Kids will attend 25 to 55 minutes longer in the fall
School days will grow longer for students at 11 Houston Independent School District campuses after the Board of Education voted Thursday night to extend school days to stay in compliance with state law.
The next step is for the Texas Education Agency to grant Houston ISD nine disaster waivers for classes missed from Aug. 28 to Sept. 8 due to Hurricane Harvey. If approved by TEA, HISD students will likely not have to make up those days during the coming school year, but a handful of schools opening in the coming two weeks will need to make up time.
Superintendent Richard Carranza said the district had three options to comply with the state law: cut short planned holidays, tack days on to the end of the school year or lengthen the school day.
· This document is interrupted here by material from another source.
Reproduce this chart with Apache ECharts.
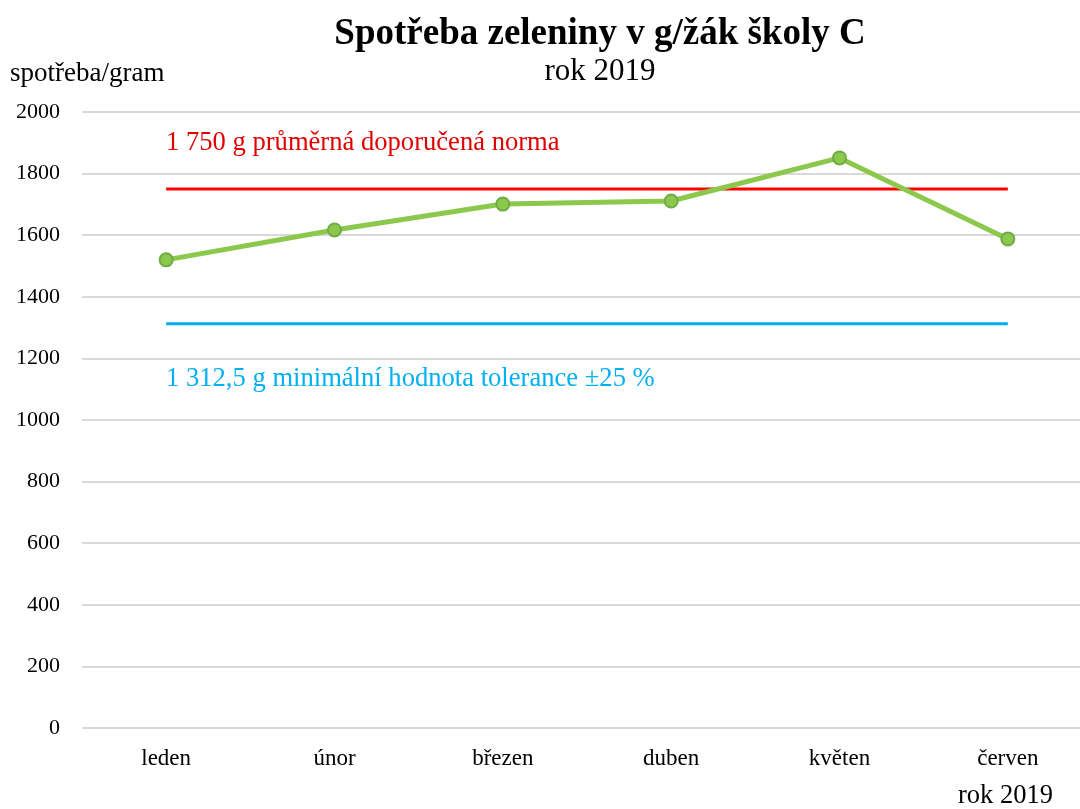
<!DOCTYPE html>
<html>
<head>
<meta charset="utf-8">
<script src="https://cdn.jsdelivr.net/npm/echarts@6/dist/echarts.min.js"></script>
<style>
  html, body { margin: 0; padding: 0; background: #fff; }
  #chart { width: 1080px; height: 809px; }
</style>
</head>
<body>
<div id="chart"></div>
<script>
var months = ['leden', 'únor', 'březen', 'duben', 'květen', 'červen'];
var consumption = [1520, 1617, 1701, 1711, 1851, 1588];
var normValue = [1750, 1750, 1750, 1750, 1750, 1750];
var minValue = [1312.5, 1312.5, 1312.5, 1312.5, 1312.5, 1312.5];
var yTicks = { min: 0, max: 2000, interval: 200 };

var font = '"Liberation Serif", "Times New Roman", serif';

var chart = echarts.init(document.getElementById('chart'));

chart.setOption({
  animation: false,
  backgroundColor: '#fff',
  textStyle: { fontFamily: font },
  title: {
    text: 'Spotřeba zeleniny v g/žák školy C',
    subtext: 'rok 2019',
    left: 595,
    textAlign: 'center',
    top: 11,
    itemGap: 3,
    textStyle: { fontFamily: font, fontSize: 37, fontWeight: 'bold', color: '#000' },
    subtextStyle: { fontFamily: font, fontSize: 31, color: '#000' }
  },
  grid: { left: 82, width: 1010, top: 112, height: 616, outerBoundsMode: 'none' },
  xAxis: {
    type: 'category',
    data: months,
    boundaryGap: true,
    axisLine: { show: false },
    axisTick: { show: false },
    axisLabel: { color: '#000', fontSize: 23, fontFamily: font, margin: 19 }
  },
  yAxis: {
    type: 'value',
    min: yTicks.min,
    max: yTicks.max,
    interval: yTicks.interval,
    axisLine: { show: false },
    axisTick: { show: false },
    axisLabel: {
      color: '#000', fontSize: 22, fontFamily: font, margin: 22,
      formatter: function (v) { return String(v); }
    },
    splitLine: { lineStyle: { color: '#d9d9d9', width: 2 } }
  },
  graphic: [
    { type: 'text', left: 10, top: 60, style: { text: 'spotřeba/gram', font: '27px ' + font, fill: '#000' } },
    { type: 'text', left: 166, top: 130, style: { text: '1 750 g průměrná doporučená norma', font: '26.6px ' + font, fill: '#e00000' } },
    { type: 'text', left: 166, top: 366, style: { text: '1 312,5 g minimální hodnota tolerance ±25 %', font: '26.6px ' + font, fill: '#00b0f0' } },
    { type: 'text', left: 958, top: 783, style: { text: 'rok 2019', font: '26.5px ' + font, fill: '#000' } }
  ],
  series: [
    {
      name: 'norma',
      type: 'line',
      data: normValue,
      symbol: 'none',
      lineStyle: { color: '#ff0000', width: 3 },
      silent: true
    },
    {
      name: 'minimum',
      type: 'line',
      data: minValue,
      symbol: 'none',
      lineStyle: { color: '#00b0f0', width: 3 },
      silent: true
    },
    {
      name: 'spotřeba',
      type: 'line',
      data: consumption,
      symbol: 'circle',
      symbolSize: 13,
      lineStyle: { color: '#8cc84b', width: 5 },
      itemStyle: { color: '#8cc84b', borderColor: '#6fac46', borderWidth: 2 },
      z: 3
    }
  ]
});
</script>
</body>
</html>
“There is no perfect situation,” Carranza said. “But we are also very committed to make sure the additional time required for students won’t just be seat time. We’re going to have enrichment activities and teachers informed in trauma pedagogy.”
The lengthened school days will only be in effect for the fall semester. Students at all schools will be on regular schedules beginning in 2018.
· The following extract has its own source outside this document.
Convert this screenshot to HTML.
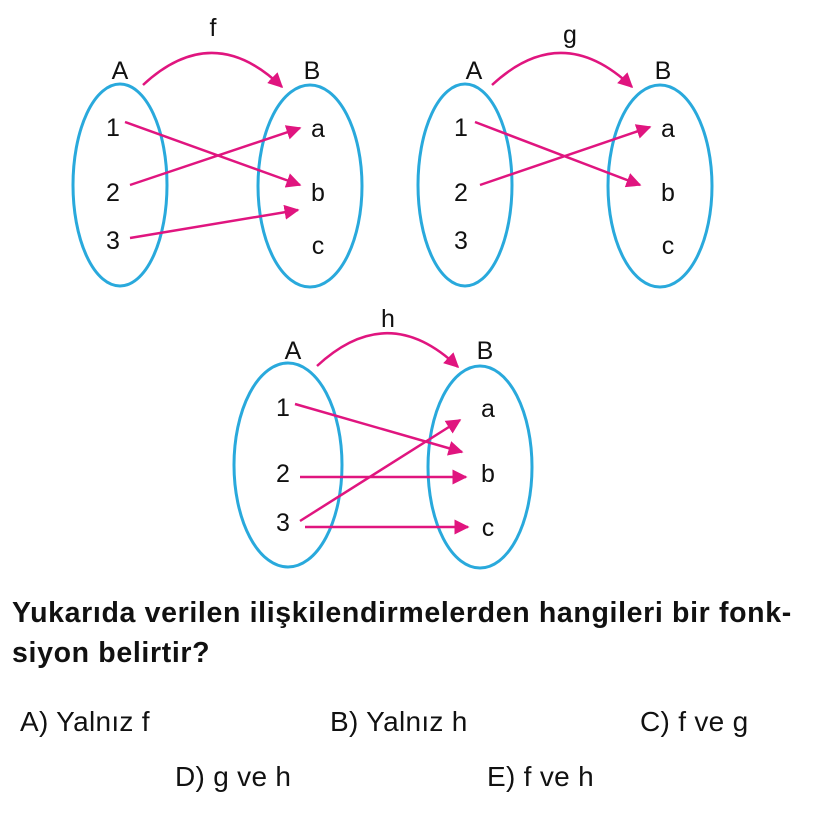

The item, which was approved on a 7-1 vote with one abstention, also will eliminate five early-release days for all Houston ISD campuses and allow the district to send the missed day waivers to the state. It also provided $2 million to pay teachers and school support staff at the 11 schools for the extra time they’ll spend at work. That $2 million will come out of the district’s reserve funds, which held about $308 million at the end of the 20162017 fiscal year for emergencies.
Texas mandates students receive 75,600 minutes of instruction per year. To comply, students attending four schools scheduled to open Sept. 18 will attend class for an additional 25 minutes. Those schools are Mitchell Elementary, Key Middle, and Bellaire and Northside high schools.
Students attending seven schools set to resume classes on Sept. 25 will have 55 minutes added to their day. Those schools are Braeburn, Hilliard, Kolter, Roland P. Harris and Scarborough elementary; Forest Brook Middle; and Liberty High.
Trustee Mike Lunceford, the only trustee to vote against elongating the school year, put forward an amendment that would allow the six elementary schools that will have longer school days to spread those extra minutes out over the entire school year rather than just during the first semester. District staff said spreading those minutes out throughout the year would cost the district and additional $800,000 in extra teacher and staff pay.